Klingt doch ganz plausibel, oder ?

Wie lang dauert es denn da von der Ansteckung bis zum ersten Ausbruch der Krankheit? Friedrich wurde bald nach der Rückkehr aus Dresden schwer krank.
Der Soldatenkönig scheint die Krankheit für eine Lungenkrankheit gehalten zu haben (und rechnete schon halb mit dem Tod seines Sohns), aber wer weiß was man dem Vater erzählt hat.
(Das merkwürdigste an diesem Mann war, meiner Meinung nach, dass er einerseits sehr klug, anderseits unglaublich naiv war.)
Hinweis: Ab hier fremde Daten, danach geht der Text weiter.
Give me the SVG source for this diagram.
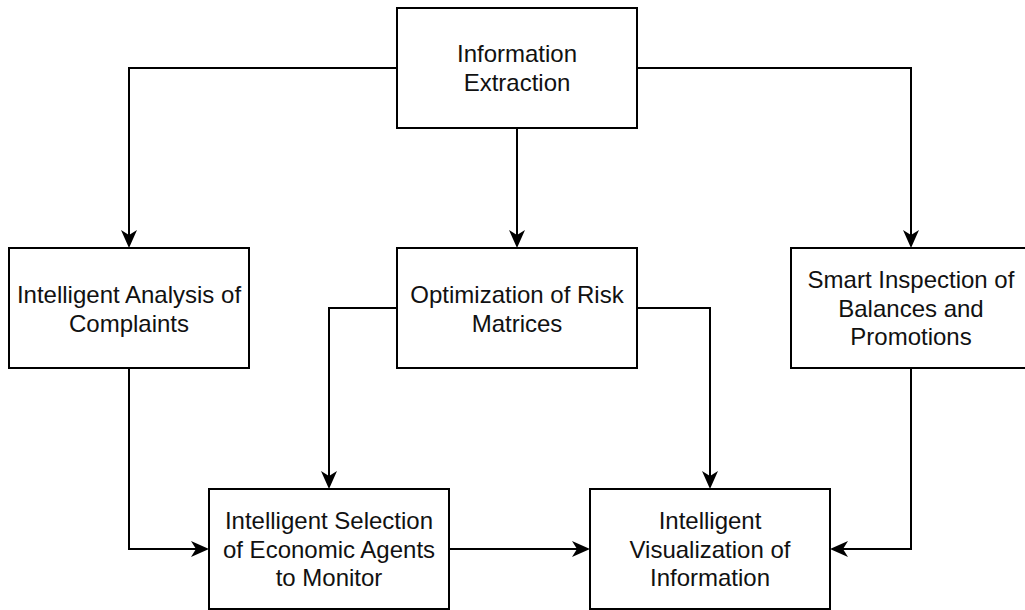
<svg xmlns="http://www.w3.org/2000/svg" width="1025" height="610" viewBox="0 0 1025 610">
<style>
.box{fill:#fff;stroke:#000;stroke-width:2}
.lbl{font-family:"Liberation Sans",Arial,Helvetica,sans-serif;font-size:24px;fill:#111;text-anchor:middle}
.edge{fill:none;stroke:#000;stroke-width:2;marker-end:url(#arr)}
</style>
<defs>
<marker id="arr" markerUnits="userSpaceOnUse" viewBox="0 0 18 16" refX="13" refY="8" markerWidth="18" markerHeight="16" orient="auto">
<path d="M0,0 L18,8 L0,16 L5,8 Z" fill="#000"/>
</marker>
</defs>
<rect width="1025" height="610" fill="#fff"/>
<g id="connectors">
<path class="edge" d="M397,68 H129 V243"/>
<path class="edge" d="M517,128 V243"/>
<path class="edge" d="M637,68 H911 V243"/>
<path class="edge" d="M397,308 H329 V484"/>
<path class="edge" d="M637,308 H710 V484"/>
<path class="edge" d="M129,368 V549 H204"/>
<path class="edge" d="M449,549 H585"/>
<path class="edge" d="M911,368 V549 H835"/>
</g>
<g id="n1">
<rect class="box" x="397" y="8" width="240" height="120"/>
<text class="lbl" x="517" y="62">Information</text>
<text class="lbl" x="517" y="91">Extraction</text>
</g>
<g id="n2">
<rect class="box" x="9" y="248" width="240" height="120"/>
<text class="lbl" x="129" y="303">Intelligent Analysis of</text>
<text class="lbl" x="129" y="332">Complaints</text>
</g>
<g id="n3">
<rect class="box" x="397" y="248" width="240" height="120"/>
<text class="lbl" x="517" y="303">Optimization of Risk</text>
<text class="lbl" x="517" y="332">Matrices</text>
</g>
<g id="n4">
<rect class="box" x="791" y="248" width="240" height="120"/>
<text class="lbl" x="911" y="288">Smart Inspection of</text>
<text class="lbl" x="911" y="317">Balances and</text>
<text class="lbl" x="911" y="345">Promotions</text>
</g>
<g id="n5">
<rect class="box" x="209" y="489" width="240" height="120"/>
<text class="lbl" x="329" y="529">Intelligent Selection</text>
<text class="lbl" x="329" y="558">of Economic Agents</text>
<text class="lbl" x="329" y="586">to Monitor</text>
</g>
<g id="n6">
<rect class="box" x="590" y="489" width="240" height="120"/>
<text class="lbl" x="710" y="529">Intelligent</text>
<text class="lbl" x="710" y="558">Visualization of</text>
<text class="lbl" x="710" y="586">Information</text>
</g>
</svg>
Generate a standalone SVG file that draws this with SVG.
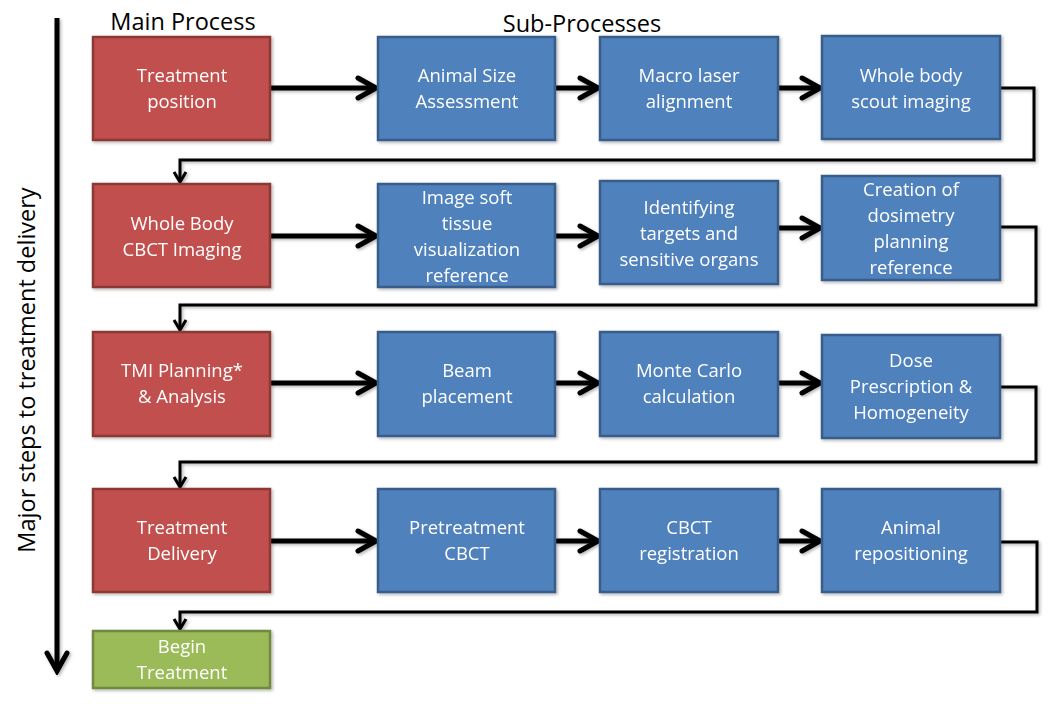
<svg xmlns="http://www.w3.org/2000/svg" width="1050" height="704" viewBox="0 0 1050 704">
<style>
.red{fill:#C0504D;stroke:#8C3836;stroke-width:2.5}
.blue{fill:#4F81BD;stroke:#385D8A;stroke-width:2.5}
.green{fill:#9BBB59;stroke:#71893F;stroke-width:2.5}
.t{font-family:"Open Sans","Liberation Sans",sans-serif;font-size:18.5px;fill:#fff;text-anchor:middle}
.h{font-family:"Open Sans","Liberation Sans",sans-serif;font-size:23.5px;fill:#000;text-anchor:middle}
.thick{fill:none;stroke:#000;stroke-width:5}
.thin{fill:none;stroke:#000;stroke-width:3}
</style>
<defs>
<marker id="ah" markerUnits="userSpaceOnUse" viewBox="0 0 26 26" refX="22" refY="13" markerWidth="26" markerHeight="26" orient="auto">
<path d="M4,3 L22,13 L4,23" fill="none" stroke="#000" stroke-width="5" stroke-linecap="round" stroke-linejoin="miter"/>
</marker>
<marker id="as" markerUnits="userSpaceOnUse" viewBox="0 0 16 16" refX="13" refY="8" markerWidth="16" markerHeight="16" orient="auto">
<path d="M3,2 L13,8 L3,14" fill="none" stroke="#000" stroke-width="3"/>
</marker>
<filter id="sh" x="-10%" y="-10%" width="130%" height="130%">
<feDropShadow dx="1.5" dy="1.5" stdDeviation="1.5" flood-color="#000" flood-opacity="0.3"/>
</filter>
</defs>
<text class="h" x="183" y="30">Main Process</text>
<text class="h" x="582" y="32">Sub-Processes</text>
<text class="h" transform="translate(35,370) rotate(-90)">Major steps to treatment delivery</text>
<g id="connectors" filter="url(#sh)">
<line class="thick" x1="57" y1="18" x2="57" y2="671" marker-end="url(#ah)"/>
<line class="thick" x1="270" y1="88" x2="376" y2="88" marker-end="url(#ah)"/>
<line class="thick" x1="556" y1="88" x2="598" y2="88" marker-end="url(#ah)"/>
<line class="thick" x1="779" y1="88" x2="820" y2="88" marker-end="url(#ah)"/>
<polyline class="thin" points="1001,88 1034,88 1034,160 180,160 180,182" marker-end="url(#as)"/>
<line class="thick" x1="270" y1="236" x2="376" y2="236" marker-end="url(#ah)"/>
<line class="thick" x1="556" y1="236" x2="598" y2="236" marker-end="url(#ah)"/>
<line class="thick" x1="779" y1="228" x2="820" y2="228" marker-end="url(#ah)"/>
<polyline class="thin" points="1001,227 1036,227 1036,305 180,305 180,330" marker-end="url(#as)"/>
<line class="thick" x1="270" y1="383" x2="376" y2="383" marker-end="url(#ah)"/>
<line class="thick" x1="556" y1="383" x2="598" y2="383" marker-end="url(#ah)"/>
<line class="thick" x1="779" y1="383" x2="820" y2="383" marker-end="url(#ah)"/>
<polyline class="thin" points="1001,387 1036,387 1036,462 180,462 180,487" marker-end="url(#as)"/>
<line class="thick" x1="270" y1="541" x2="376" y2="541" marker-end="url(#ah)"/>
<line class="thick" x1="556" y1="541" x2="598" y2="541" marker-end="url(#ah)"/>
<line class="thick" x1="779" y1="541" x2="820" y2="541" marker-end="url(#ah)"/>
<polyline class="thin" points="1001,542 1037,542 1037,612 180,612 180,629" marker-end="url(#as)"/>
</g>
<g id="n1" filter="url(#sh)"><rect class="red" x="93" y="37" width="177" height="103"/><text class="t" x="182" y="82">Treatment</text><text class="t" x="182" y="108">position</text></g>
<g id="n2" filter="url(#sh)"><rect class="blue" x="378" y="37" width="177" height="103"/><text class="t" x="467" y="82">Animal Size</text><text class="t" x="467" y="108">Assessment</text></g>
<g id="n3" filter="url(#sh)"><rect class="blue" x="600" y="37" width="178" height="103"/><text class="t" x="689" y="82">Macro laser</text><text class="t" x="689" y="108">alignment</text></g>
<g id="n4" filter="url(#sh)"><rect class="blue" x="822" y="36" width="178" height="103"/><text class="t" x="911" y="82">Whole body</text><text class="t" x="911" y="108">scout imaging</text></g>
<g id="n5" filter="url(#sh)"><rect class="red" x="93" y="184" width="177" height="103"/><text class="t" x="182" y="230">Whole Body</text><text class="t" x="182" y="256">CBCT Imaging</text></g>
<g id="n6" filter="url(#sh)"><rect class="blue" x="378" y="184" width="177" height="103"/><text class="t" x="467" y="204">Image soft</text><text class="t" x="467" y="230">tissue</text><text class="t" x="467" y="256">visualization</text><text class="t" x="467" y="282">reference</text></g>
<g id="n7" filter="url(#sh)"><rect class="blue" x="600" y="181" width="178" height="103"/><text class="t" x="689" y="214">Identifying</text><text class="t" x="689" y="240">targets and</text><text class="t" x="689" y="266">sensitive organs</text></g>
<g id="n8" filter="url(#sh)"><rect class="blue" x="822" y="176" width="178" height="104"/><text class="t" x="911" y="196">Creation of</text><text class="t" x="911" y="222">dosimetry</text><text class="t" x="911" y="248">planning</text><text class="t" x="911" y="274">reference</text></g>
<g id="n9" filter="url(#sh)"><rect class="red" x="93" y="332" width="177" height="104"/><text class="t" x="182" y="377">TMI Planning*</text><text class="t" x="182" y="403">&amp; Analysis</text></g>
<g id="n10" filter="url(#sh)"><rect class="blue" x="378" y="332" width="177" height="104"/><text class="t" x="467" y="377">Beam</text><text class="t" x="467" y="403">placement</text></g>
<g id="n11" filter="url(#sh)"><rect class="blue" x="600" y="332" width="178" height="104"/><text class="t" x="689" y="377">Monte Carlo</text><text class="t" x="689" y="403">calculation</text></g>
<g id="n12" filter="url(#sh)"><rect class="blue" x="822" y="335" width="178" height="103"/><text class="t" x="911" y="367">Dose</text><text class="t" x="911" y="393">Prescription &amp;</text><text class="t" x="911" y="419">Homogeneity</text></g>
<g id="n13" filter="url(#sh)"><rect class="red" x="93" y="489" width="177" height="103"/><text class="t" x="182" y="534">Treatment</text><text class="t" x="182" y="560">Delivery</text></g>
<g id="n14" filter="url(#sh)"><rect class="blue" x="378" y="489" width="177" height="103"/><text class="t" x="467" y="534">Pretreatment</text><text class="t" x="467" y="560">CBCT</text></g>
<g id="n15" filter="url(#sh)"><rect class="blue" x="600" y="489" width="178" height="103"/><text class="t" x="689" y="534">CBCT</text><text class="t" x="689" y="560">registration</text></g>
<g id="n16" filter="url(#sh)"><rect class="blue" x="822" y="489" width="178" height="103"/><text class="t" x="911" y="534">Animal</text><text class="t" x="911" y="560">repositioning</text></g>
<g id="n17" filter="url(#sh)"><rect class="green" x="93" y="631" width="177" height="57"/><text class="t" x="182" y="653">Begin</text><text class="t" x="182" y="679">Treatment</text></g>
</svg>
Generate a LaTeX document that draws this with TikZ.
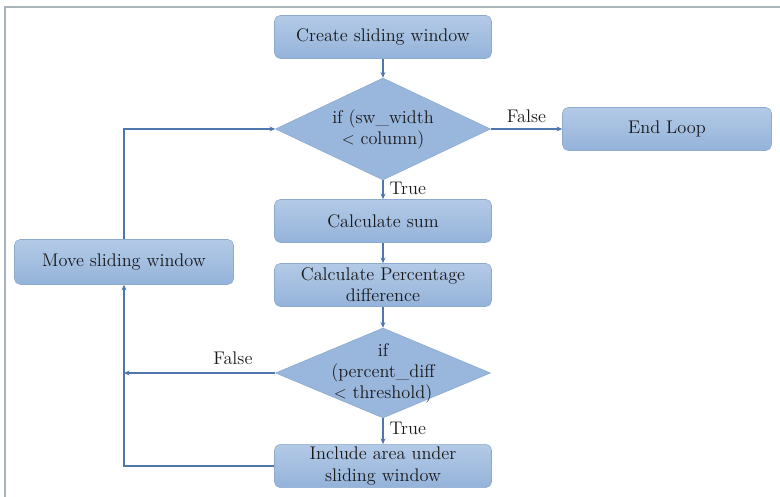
\documentclass[tikz,border=0pt]{standalone}
\usepackage{tikz}
\usetikzlibrary{arrows.meta,shapes.geometric,positioning}

\definecolor{boxtop}{HTML}{B3CAE6}
\definecolor{boxbot}{HTML}{94B3DA}
\definecolor{boxedge}{HTML}{8CA9D0}
\definecolor{flowline}{HTML}{4F77AE}
\definecolor{framegray}{HTML}{A8B3BA}

\tikzset{
  procbox/.style={rectangle, rounded corners=4pt, top color=boxtop, bottom color=boxbot,
    draw=boxedge, line width=0.4pt, minimum width=5.425cm, minimum height=1.075cm,
    align=center, inner sep=2pt, font=\fontsize{13}{15}\selectfont, text=black!90},
  decision/.style={diamond, fill=boxbot!85!boxtop, draw=boxedge, line width=0.4pt,
    minimum width=5.375cm, minimum height=2.55cm, aspect=2.1, inner sep=-8pt,
    align=center, font=\fontsize{13}{15}\selectfont, text=black!90},
  flow/.style={draw=flowline, line width=0.8pt, -{Stealth[length=4pt,width=3.5pt]}},
  tag/.style={font=\fontsize{13}{15}\selectfont, text=black!90}
}

\begin{document}
\begin{tikzpicture}

\useasboundingbox (0,0) rectangle (19.5,12.425);

% Frame
\draw[framegray, line width=1.4pt] (0.125,0) -- (0.125,12.25) -- (19.5,12.25);

% Main column
\node[procbox]  (create)  at (9.575,11.5)  {Create sliding window};
\node[decision] (dec1)    at (9.575,9.2)   {if (sw\_width\\ $<$ column)};
\node[procbox]  (sum)     at (9.575,6.9)   {Calculate sum};
\node[procbox]  (perc)    at (9.575,5.3)   {Calculate Percentage\\ difference};
\node[decision, minimum height=2.25cm] (dec2) at (9.575,3.1) {if\\ (percent\_diff\\ $<$ threshold)};
\node[procbox]  (include) at (9.575,0.775) {Include area under\\ sliding window};

% Side boxes
\node[procbox, minimum width=5.225cm] (endloop) at (16.675,9.2) {End Loop};
\node[procbox, minimum width=5.475cm, minimum height=1.125cm] (move) at (3.1,5.875) {Move sliding window};

% Junctions on the return line
\coordinate (jfalse) at (move |- dec2.west);
\coordinate (jinc)   at (move |- include.west);
\coordinate (jtop)   at (move |- dec1.west);

% Connectors
\draw[flow] (create) -- (dec1);
\draw[flow] (dec1) -- node[tag, right, pos=0.45, xshift=1pt] {True} (sum);
\draw[flow] (sum) -- (perc);
\draw[flow] (perc) -- (dec2);
\draw[flow] (dec2) -- node[tag, right, pos=0.4, xshift=1pt] {True} (include);
\draw[flow] (dec1.east) -- node[tag, above, pos=0.5, yshift=1pt] {False} (endloop.west);
\draw[flow] (dec2.west) -- node[tag, above, pos=0.28, yshift=2pt] {False} (jfalse);
\draw[flow] (include.west) -- (jinc) -- (move.south);
\draw[flow] (move.north) -- (jtop) -- (dec1.west);

\end{tikzpicture}
\end{document}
Nachdem Friedrich sich von seiner Krankheit erholt hatte, ging sein Verhältnis zu seinem Vater im übrigen so richtig den Bach hinunter. Vielleicht, weil der König doch noch mitbekam, welche Krankheit sein Sohn hatte und was die Folgen waren?
 
Das Verhaltnis des Soldatenkönigs zu seiner Schwiegertochter war gut und er war ausgesprochen freundlich zu ihr - ganz im Gegensatz zu seiner Frau und seiner ältesten Tochter Wilhelmine.
Vielleicht war auch gerade dies dann ihr Problem. Sie gehörte nicht zum Geflecht aus Intrigen und blieb gewissermaßen gegenüber den Geschwistern und Friedrich II. selbst eine Fremde. Das mag andererseits dazu beigetragen haben, dass ihr Schwiegervater sie mochte.
 
Vielleicht war auch gerade dies dann ihr Problem. Sie gehörte nicht zum Geflecht aus Intrigen und blieb gewissermaßen gegenüber den Geschwistern und Friedrich II. selbst eine Fremde. Das mag andererseits dazu beigetragen haben, dass ihr Schwiegervater sie mochte.

Ich denke mal, dass Elisabeth Christine hübsch, schüchtern, religiös und bemüht es allen recht zu machen wie sie war, dem Idealbild einer Schwiegertochter recht nahe kam soweit es den Soldatenkönig betraf.